Final Analysis: Identifying Potentially Habitable Planets¶
To find potentially habitable candidates we need to filter our data based on whether or not the planet is terrestrial and lcoated in the goldilocks zone. To that end I analyze which planets meet the following criteria.
The insolation of the planet is between 0.4 and 1.5 times Earth's
It is a terrestrial planet which can be indicated by the planet having a radius less than that of 2 earth radii.
First, I will create a dataframe containing only these exoplanets, then, I will create a visual comparison of these planets to all confirmed exoplanets to establish how common potentially habitable planets are.
# define the habitable planets
is_habitable = (
(confirmed_planets_df['koi_prad'] < 2) &
(confirmed_planets_df['koi_insol'] > 0.4) &
(confirmed_planets_df['koi_insol'] < 1.5)
)
# Create the new DataFrame of habitable planets
habitable_planets_df = confirmed_planets_df[is_habitable]
# print the number of candidates found
print(f"Number of potentially habitable exoplanet candidates found: {len(habitable_planets_df)}")
# creating scatterplot of all confirmed planets
plt.figure(figsize=(12,7))
plt.scatter(
confirmed_planets_df['koi_steff'],
confirmed_planets_df['koi_insol'],
c='grey',
label='All Confirmed Planets'
)
#creating a scatterplot of all potentially habitable planets
plt.scatter(
habitable_planets_df['koi_steff'],
habitable_planets_df['koi_insol'],
c='blue',
label='Potentially Habitable Candidates'
)
# Add labels and convert y-axis to a logarithmic scale for visibility
plt.title('Habitable Zone Candidates')
plt.axhline(1.5,color='green', linestyle='dashed', linewidth=2, label = 'Habitable Zone Boundary')
plt.axhline(0.4,color='green', linestyle='dashed', linewidth=2)
plt.xlabel('Host Star Temperature (Kelvin)')
plt.ylabel('Stellar Insolation (Compared to Earth)')
plt.yscale('log')
plt.legend()
plt.show()
Number of potentially habitable exoplanet candidates found: 19
Conclusion: This data shows the expected. potentially habitable planets are exceptionally uncommon in the universe.
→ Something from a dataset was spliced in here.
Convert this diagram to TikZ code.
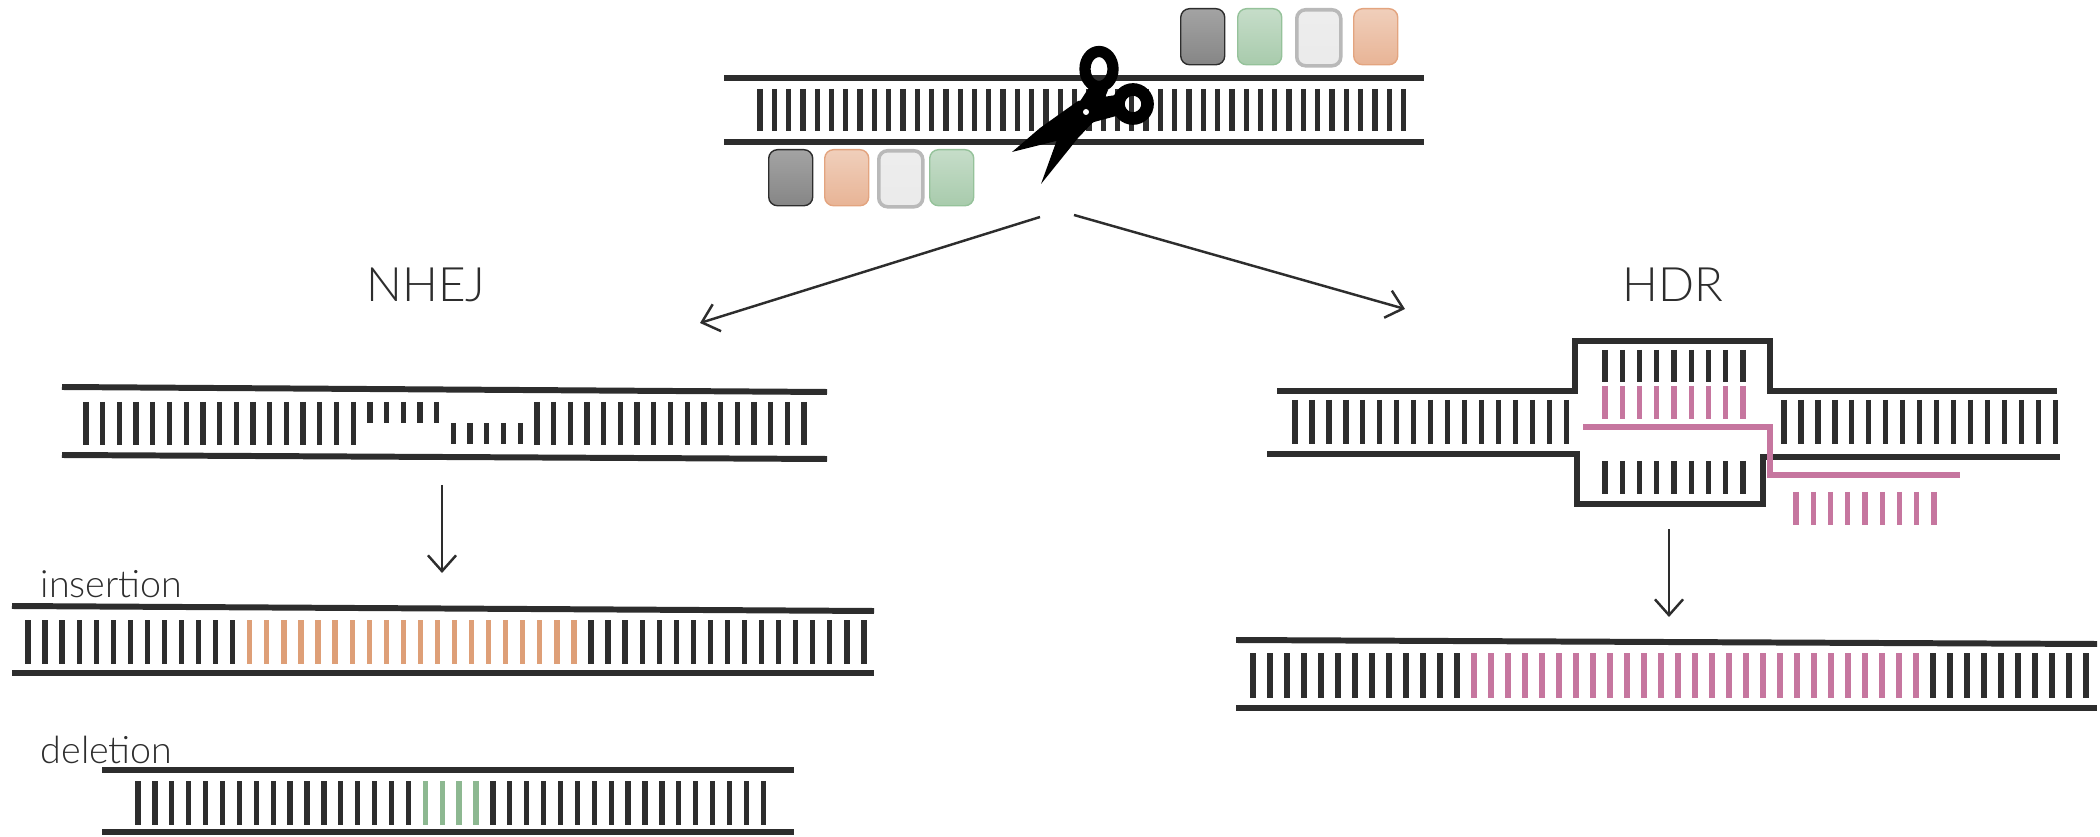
\documentclass[tikz,border=0pt]{standalone}
\usepackage{fontspec}
\setmainfont{Lato Light}
\usetikzlibrary{arrows.meta}
\definecolor{dna}{HTML}{2D2D2D}
\definecolor{ins}{HTML}{DE9F77}
\definecolor{donor}{HTML}{C6769F}
\definecolor{del}{HTML}{8DB891}
\begin{document}
\begin{tikzpicture}[
x=0.01cm,y=-0.01cm,
strand/.style={line width=1.7pt,draw=dna},
base/.style={line width=1.5pt,draw=dna},
donorbase/.style={base,draw=donor},
block/.style={rounded corners=2.5pt,minimum width=0.44cm,minimum height=0.56cm,anchor=north west,inner sep=0,line width=0.4pt},
gblock/.style={block,top color=gray!72,bottom color=gray!95,draw=dna},
mblock/.style={block,top color={rgb,255:red,198;green,221;blue,201},bottom color={rgb,255:red,168;green,203;blue,172},draw={rgb,255:red,149;green,194;blue,154}},
wblock/.style={block,top color=gray!14,bottom color=gray!16,draw=gray!55,line width=1pt},
oblock/.style={block,top color={rgb,255:red,240;green,207;blue,187},bottom color={rgb,255:red,232;green,180;blue,150},draw={rgb,255:red,227;green,164;blue,127}},
lbl/.style={inner sep=0,text=dna},
arr/.style={line width=0.7pt,draw=dna,-{Straight Barb[length=4.5pt,width=8pt]}}
]
\useasboundingbox (0,0) rectangle (2100,837);

\draw[strand] (724,78) -- (1424,78);
\draw[strand] (724,142) -- (1424,142);
\foreach \i in {0,...,45} \draw[base] ({760+14.3*\i},89) -- ++(0,42);

\node[gblock] (g1) at (1180,8) {};
\node[mblock] (m1) at (1237,8) {};
\node[wblock] (w1) at (1295,8) {};
\node[oblock] (o1) at (1353,8) {};
\node[gblock] (g2) at (768,149) {};
\node[oblock] (o2) at (824,149) {};
\node[wblock] (w2) at (877,149) {};
\node[mblock] (m2) at (929,149) {};

\fill[black] (1090,86) -- (1108,90) -- (1097,118) -- (1078,138) -- (1041,184) -- (1058,137) -- (1077,106) -- cycle;
\fill[black] (1116,95) -- (1120,115) -- (1094,122) -- (1060,140) -- (1012,152) -- (1040,128) -- (1078,101) -- cycle;
\draw[black,line width=3.2pt] (1099,69) ellipse [x radius=0.14cm,y radius=0.175cm];
\draw[black,line width=3.6pt] (1133,104) circle [radius=0.145cm];
\fill[white] (1086,112) circle [radius=0.03cm];

\coordinate (cutL) at (1040,217);
\coordinate (cutR) at (1074,215);
\coordinate (nhejIn) at (700,323);
\coordinate (hdrIn) at (1405,309);
\draw[arr] (cutL) -- (nhejIn);
\draw[arr] (cutR) -- (hdrIn);

\node[lbl,font=\fontsize{13.5}{16}\selectfont] (nhej) at (426,285) {NHEJ};
\node[lbl,font=\fontsize{13.5}{16}\selectfont] (hdr) at (1673,285) {HDR};

\draw[strand] (62,387) -- (827,392);
\draw[strand] (62,455) -- (827,459);
\foreach \i in {0,...,16,27,28,...,43} \draw[base] ({86+16.7*\i},402) -- ++(0,43);
\foreach \i in {17,...,21} \draw[base] ({86+16.7*\i},402) -- ++(0,21);
\foreach \i in {22,...,26} \draw[base] ({86+16.7*\i},423) -- ++(0,21);

\coordinate (nhejOut) at (442,485);
\coordinate (insIn) at (442,573);
\draw[arr] (nhejOut) -- (insIn);

\node[lbl,anchor=base west,font=\fontsize{10.7}{13}\selectfont] (insl) at (40,597) {insertion};
\draw[strand] (12,606) -- (874,611);
\draw[strand] (12,673) -- (874,673);
\foreach \i in {0,...,12,33,34,...,49} \draw[base] ({28+17.06*\i},620) -- ++(0,44);
\foreach \i in {13,...,32} \draw[base,draw=ins] ({28+17.06*\i},620) -- ++(0,44);

\node[lbl,anchor=base west,font=\fontsize{10.7}{13}\selectfont] (dell) at (40,763) {deletion};
\draw[strand] (102,770) -- (794,770);
\draw[strand] (102,832) -- (794,832);
\foreach \i in {0,...,16,21,22,...,37} \draw[base] ({138+16.9*\i},781) -- ++(0,44);
\foreach \i in {17,...,20} \draw[base,draw=del] ({138+16.9*\i},781) -- ++(0,44);

\draw[strand] (1277,391) -- (1575,391) -- (1575,341) -- (1770,341) -- (1770,391) -- (2057,391);
\draw[strand] (1267,454) -- (1577,454) -- (1577,504) -- (1763,504) -- (1763,457) -- (2060,457);
\foreach \i in {0,...,16} {
  \draw[base] ({1295+16.95*\i},400) -- ++(0,44);
  \draw[base] ({1784+16.95*\i},400) -- ++(0,44);
}
\foreach \i in {0,...,8} {
  \draw[base] ({1605+17.25*\i},350) -- ++(0,32);
  \draw[donorbase] ({1605+17.25*\i},386) -- ++(0,33);
  \draw[base] ({1605+17.25*\i},461) -- ++(0,33);
  \draw[donorbase] ({1796+17.25*\i},492) -- ++(0,33);
}
\draw[strand,draw=donor] (1583,427) -- (1770,427) -- (1770,475) -- (1960,475);

\coordinate (hdrOut) at (1669,529);
\coordinate (resIn) at (1669,617);
\draw[arr] (hdrOut) -- (resIn);

\draw[strand] (1236,640) -- (2097,644);
\draw[strand] (1236,708) -- (2097,708);
\foreach \i in {0,...,12,40,41,...,49} \draw[base] ({1253+17*\i},653) -- ++(0,45);
\foreach \i in {13,...,39} \draw[donorbase] ({1253+17*\i},653) -- ++(0,45);
\end{tikzpicture}
\end{document}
With only 19 total candidates found out of 2357 total confirmed exoplanets. The scatter plot reveals that this is because most of the exoplanets receive a much higher dose of energy from their host star than is necessary for habitablility. Host star temperature does not appear to be the deciding factor in what prevents a planet from being habitable. In fact we can see that life could exist from relatively cold stars to stars that are hotter than our sun. This analysis demonstrates that while potentially habitable worlds are rare, they are not exclusive to sun-like stars, which broadens our search for life in the galaxy.